Living Trusts are best done by an attorney (although, they are 90% boiler plate and it seems that you could do a knock-off of somebody else's if you wished). The only other thing you would need to do is place your bank accounts, stock accounts, house(s), credit card accounts, and such with the following ownership (the Bank will probably want to see the first page of the trust):
Bill Smith Trustee
Mary Smith Trustee
Smith Family Trust
Basically now, if one or both Bill and Mary are gone, there is still a legal entity (the Smith Family Trust) that can manage and disperse the assets as directed by the trust through the trustee. It is basically that simple (from what I have seen).
There is one thing that is a little bit pain in the butt with placing Smith Family Trust on the bank and stock accounts... The bank wants to protect itself so--in Etrade's case--they will not let me Internet Link my Etrade Bank and Etrade Stock Trading accounts. Other than that, it has not been a problem.
Basically, for a married couple the Living Trust "keeps the dead partner legally alive" until the second one dies. Then the estate is distributed according to the terms of the trust and the trustee (get somebody you trust to be the trustee--they can really do your family bad if they have the intent) and both tax exemptions are available to shelter the taxes. If the surviving spouse wishes to change the terms of the trust, revoke the trust or spend the money until there is none left--there is nothing stopping them. (There are several sections to a living trust other than the one that the Trustee would use, but those are there for legal purposes and don't have any real effects on the day to day use of the trust). There is really no down side to the living trust.

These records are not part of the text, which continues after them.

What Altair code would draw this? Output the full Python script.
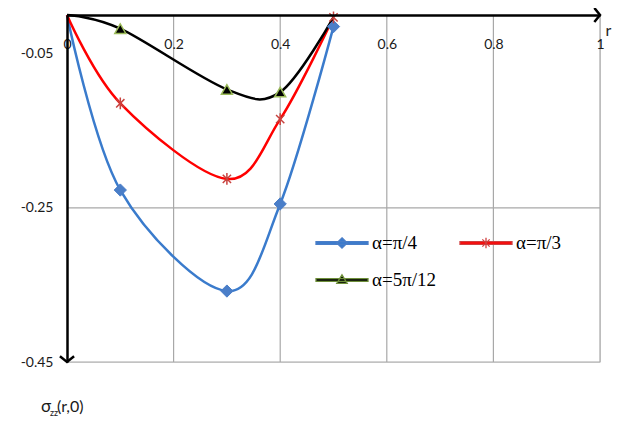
import altair as alt
import pandas as pd

# ---- data ----
r_vals = [0.0, 0.1, 0.3, 0.4, 0.5]
blue_vals = [0.0, -0.227, -0.358, -0.245, -0.015]   # alpha = pi/4
red_vals = [0.0, -0.1145, -0.2126, -0.135, -0.003]  # alpha = pi/3
black_vals = [0.0, -0.0177, -0.0965, -0.100, -0.003]  # alpha = 5pi/12
series_names = ["α=π/4", "α=π/3", "α=5π/12"]

x_ticks = [0, 0.2, 0.4, 0.6, 0.8, 1.0]
y_ticks = [-0.45, -0.25, -0.05]
x_grid = [0.2, 0.4, 0.6, 0.8, 1.0]
y_grid = [-0.25, -0.45]
x_end = [1.0]
y_end = [-0.45]

W, H = 533, 347
BLUE = "#3A7BCC"
RED = "#FF0000"
BLACK = "#000000"
SANS = "Lato"
SERIF = "Liberation Serif"

def series_df(vals, name):
    return pd.DataFrame({"r": r_vals, "v": vals, "series": name})

dfs = [series_df(blue_vals, series_names[0]),
       series_df(red_vals, series_names[1]),
       series_df(black_vals, series_names[2])]

xs = alt.Scale(domain=[0, 1], nice=False, zero=False)
ys = alt.Scale(domain=[-0.45, 0], nice=False, zero=False)

x_axis = alt.Axis(values=x_ticks, format="~g", orient="bottom", offset=-H,
                  grid=False, ticks=False, domainColor="black", domainWidth=2.5,
                  labelPadding=22, labelFont=SANS, labelFontSize=14, labelColor="#1a1a1a",
                  labelOverlap=False, labelBound=False, labelFlush=False,
                  title="r", titleX=W + 5, titleY=15, titleAlign="left",
                  titleBaseline="middle", titleFont=SANS, titleFontSize=16,
                  titleFontWeight="normal", titleColor="#222", zindex=2)
y_axis = alt.Axis(values=y_ticks, grid=False, ticks=False, domainColor="black",
                  domainWidth=2.5, labelPadding=14, labelFont=SANS, labelFontSize=14,
                  labelColor="#1a1a1a", labelOverlap=False, labelBound=False,
                  labelFlush=False,
                  labelExpr="replace(format(datum.value, '.2f'), '\u2212', '-')",
                  title=None, zindex=2)

def X(f):
    return alt.X(f, scale=xs, axis=x_axis, title="r")

def Y(f):
    return alt.Y(f, scale=ys, axis=y_axis, title=None)

vgrid = alt.Chart(pd.DataFrame({"g": x_grid})).mark_rule(color="#A8A8A8", strokeWidth=1.2).encode(
    x=X("g:Q"))
hgrid = alt.Chart(pd.DataFrame({"g": y_grid})).mark_rule(color="#A8A8A8", strokeWidth=1.2).encode(
    y=Y("g:Q"))

colors = [BLUE, RED, BLACK]
layers = [vgrid, hgrid]
for i, d in enumerate(dfs):
    layers.append(alt.Chart(d).mark_line(color=colors[i], strokeWidth=2.5,
                                          interpolate="cardinal").encode(x=X("r:Q"), y=Y("v:Q")))

asterisk = "M-0.7,-0.7L0.7,0.7M-0.7,0.7L0.7,-0.7M0,-1V1"
layers.append(alt.Chart(dfs[0]).mark_point(shape="diamond", fill="#4A7EC8", stroke="#4A7EC8",
                                           strokeWidth=1, size=150, opacity=1)
              .encode(x=X("r:Q"), y=Y("v:Q")).transform_filter("datum.r > 0"))
layers.append(alt.Chart(dfs[1]).mark_point(shape=asterisk, filled=False, stroke="#C8423E",
                                           strokeWidth=1.5, size=140, opacity=1)
              .encode(x=X("r:Q"), y=Y("v:Q")).transform_filter("datum.r > 0"))
layers.append(alt.Chart(dfs[2]).mark_point(shape="triangle-up", fill="#000000", stroke="#9BBB59",
                                           strokeWidth=1.5, size=120, opacity=1)
              .encode(x=X("r:Q"), y=Y("v:Q")).transform_filter("datum.r > 0 && datum.r < 0.5"))

# axis arrowheads
layers.append(alt.Chart(pd.DataFrame({"x": x_end, "y": [0.0]})).mark_point(
    shape="M-0.8,-1L0,0L-0.8,1", filled=False, stroke="black", strokeWidth=2.5,
    size=200, opacity=1).encode(x=X("x:Q"), y=Y("y:Q")))
layers.append(alt.Chart(pd.DataFrame({"x": [0.0], "y": y_end})).mark_point(
    shape="M-1,-0.8L0,0L1,-0.8", filled=False, stroke="black", strokeWidth=2.5,
    size=200, opacity=1).encode(x=X("x:Q"), y=Y("y:Q")))

# legend (line + marker symbols)
bar = "M-1,-0.05H1V0.05H-1Z"
leg_paths = [bar + "M0,-0.2L0.2,0L0,0.2L-0.2,0Z",
             bar + "M-0.14,-0.14L0.14,0.14M-0.14,0.14L0.14,-0.14M0,-0.2V0.2",
             bar + "M0,-0.2L0.2,0.13L-0.2,0.13Z"]
leg_fill = [BLUE, RED, BLACK]
leg_stroke = ["#4A7EC8", "#D04040", "#6E8F3A"]
leg = alt.Legend(title=None, orient="none", legendX=248, legendY=201, direction="horizontal",
                 columns=2, columnPadding=20, rowPadding=0, padding=0,
                 symbolSize=2704, symbolStrokeWidth=1.3, labelOffset=3,
                 labelFont=SERIF, labelFontSize=19, labelColor="black",
                 symbolOpacity=1)
legend_layer = alt.Chart(pd.DataFrame({"series": series_names})).mark_point(
    size=2704, strokeWidth=1.3, opacity=1, filled=True).encode(
    shape=alt.Shape("series:N", scale=alt.Scale(domain=series_names, range=leg_paths), legend=leg),
    fill=alt.Fill("series:N", scale=alt.Scale(domain=series_names, range=leg_fill), legend=leg),
    stroke=alt.Stroke("series:N", scale=alt.Scale(domain=series_names, range=leg_stroke), legend=leg),
).transform_filter("false")
layers.append(legend_layer)

# y title sigma_zz(r,0)
def txt(s, x, y, size, font=SANS):
    return alt.Chart(pd.DataFrame({"t": [s]})).mark_text(
        align="left", baseline="middle", font=font, fontSize=size, color="#1a1a1a").encode(
        x=alt.value(x), y=alt.value(y), text="t:N")

layers.append(txt("σ", 41 - 67, 407 - 15, 17))
layers.append(txt("zz", 50 - 67, 413 - 15, 9))
layers.append(txt("(r,0)", 57 - 67, 407 - 15, 16))

chart = alt.layer(*layers).properties(
    width=W, height=H,
    autosize=alt.AutoSizeParams(type="none"),
    padding={"left": 59, "top": 7, "right": 13, "bottom": 58},
).configure_view(stroke=None).configure(background="white")

chart.save("out.html", embed_options={"renderer": "svg", "actions": False})
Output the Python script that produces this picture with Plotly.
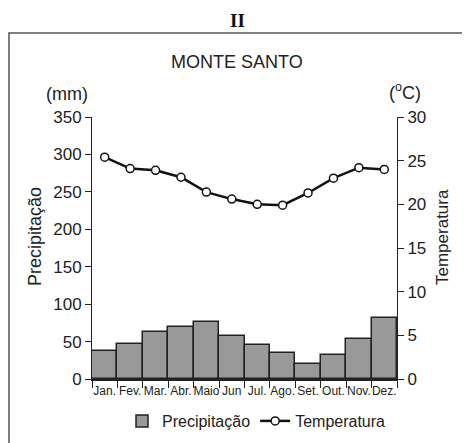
import plotly.graph_objects as go

months = ["Jan.", "Fev.", "Mar.", "Abr.", "Maio", "Jun", "Jul.", "Ago.", "Set.", "Out.", "Nov.", "Dez."]
precipitacao = [38, 47, 63, 70, 76, 58, 45, 35, 20, 32, 54, 82]
temperatura = [25.4, 24.1, 23.9, 23.1, 21.4, 20.6, 20.0, 19.9, 21.3, 23.0, 24.2, 24.0]
left_ticks = [0, 50, 100, 150, 200, 250, 300, 350]
right_ticks = [0, 5, 10, 15, 20, 25, 30]

# The page body has an 8px default margin; size the figure so it fills the window.
OFF = 8
W, H = 470 - OFF, 443 - OFF
# plot area in page pixels
L, R, T, B = 92, 397, 117, 379
FONT = "Liberation Sans, Arial, sans-serif"

def px(x):
    return (x - L) / (R - L)

def py(y):
    return (B - y) / (B - T)

fig = go.Figure()
fig.add_trace(go.Bar(
    x=months, y=precipitacao, name="Precipitação",
    marker=dict(color="#999999", line=dict(color="#222222", width=1.5)),
    yaxis="y",
))
fig.add_trace(go.Scatter(
    x=months, y=temperatura, name="Temperatura", mode="lines+markers",
    line=dict(color="#111111", width=2.5),
    marker=dict(symbol="circle", size=8, color="white", line=dict(color="#111111", width=1.5)),
    yaxis="y2",
))

fig.update_layout(
    width=W, height=H,
    margin=dict(l=L - OFF, r=W - (R - OFF), t=T - OFF, b=H - (B - OFF), autoexpand=False),
    paper_bgcolor="white", plot_bgcolor="white",
    font=dict(family=FONT, color="#222222", size=16),
    bargap=0,
    showlegend=True,
    legend=dict(orientation="h", x=px(122), y=py(421), xanchor="left", yanchor="middle",
                font=dict(size=16, color="#222222"), bgcolor="rgba(0,0,0,0)",
                itemwidth=30, tracegroupgap=0),
    xaxis=dict(type="category", range=[-0.5, len(months) - 0.5], showline=True,
               linecolor="#222222", linewidth=2,
               ticks="outside", tickson="boundaries", ticklen=7, tickcolor="#222222",
               tickwidth=1, tickangle=0, tickfont=dict(size=12, color="#222222"),
               showgrid=False, zeroline=False, automargin=False),
    yaxis=dict(range=[0, 350], tickvals=left_ticks, showline=True, linecolor="#222222",
               linewidth=1, ticks="outside", ticklen=6, tickcolor="#222222",
               tickfont=dict(size=17, color="#222222"), showgrid=False, zeroline=False,
               automargin=False),
    yaxis2=dict(range=[0, 30], tickvals=right_ticks, overlaying="y", side="right",
                showline=True, linecolor="#222222", linewidth=1, ticks="outside",
                ticklen=6, tickcolor="#222222", tickfont=dict(size=17, color="#222222"),
                showgrid=False, zeroline=False, automargin=False),
)

def label(text, x, y, size, angle=0, family=None, color="#222222"):
    f = dict(size=size, color=color)
    if family:
        f["family"] = family
    fig.add_annotation(text=text, xref="paper", yref="paper", x=px(x), y=py(y),
                       xanchor="center", yanchor="middle", showarrow=False,
                       textangle=angle, font=f)

label("<b>II</b>", 237, 20, 19, family="Liberation Serif, Times New Roman, serif", color="#111111")
label("MONTE SANTO", 237, 62, 18)
label("(mm)", 67, 94, 18)
label("(<sup>o</sup>C)", 405, 92, 18)
label("Precipitação", 35, 237, 18, angle=-90)
label("Temperatura", 442, 237, 17, angle=-90)

fig.add_shape(type="rect", xref="paper", yref="paper",
              x0=px(9), x1=px(490), y0=py(33), y1=py(470),
              line=dict(color="#555555", width=1.5), fillcolor="rgba(0,0,0,0)", layer="below")

fig.write_html("out.html")
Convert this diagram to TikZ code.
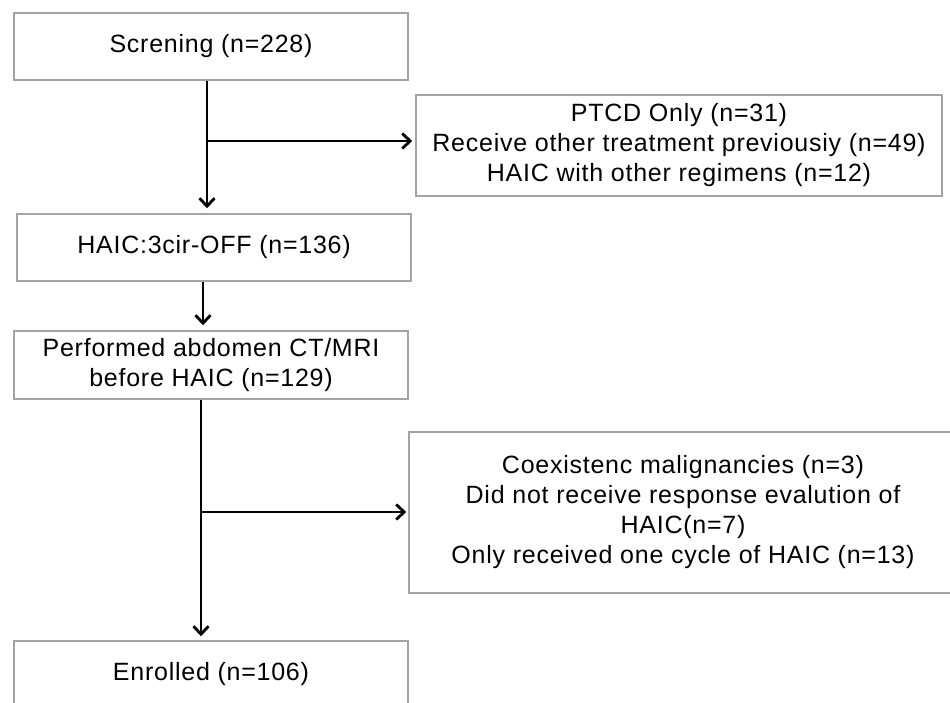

Otherwise, with a will what usually happens is the spouse inherits the estate (tax free?) and then when the last one dies, there is only one tax exemption available for the survivors to use (instead of two). Plus, the estate must go through probate (attorneys and courts) to be resolved.
Remember, there is a $600,000 or so (the limit is rising until around 2008 when death taxes go away--then the next year they come back at the ~1/2 million dollar per person level again).
Now, if you have a multi-million dollar estate, then you can look at various insurance and irrevocable trusts to help pass the estate to the kids and grand kids in a more tax efficient manner.
But for Estates of 1.2 million or less, the Living Trust is the way to go! An hour or so with the Attorney, they put the name of the Living Trust on your house, and give you a copy of the trust that you take to your banks and such change the account names to conform with the trust.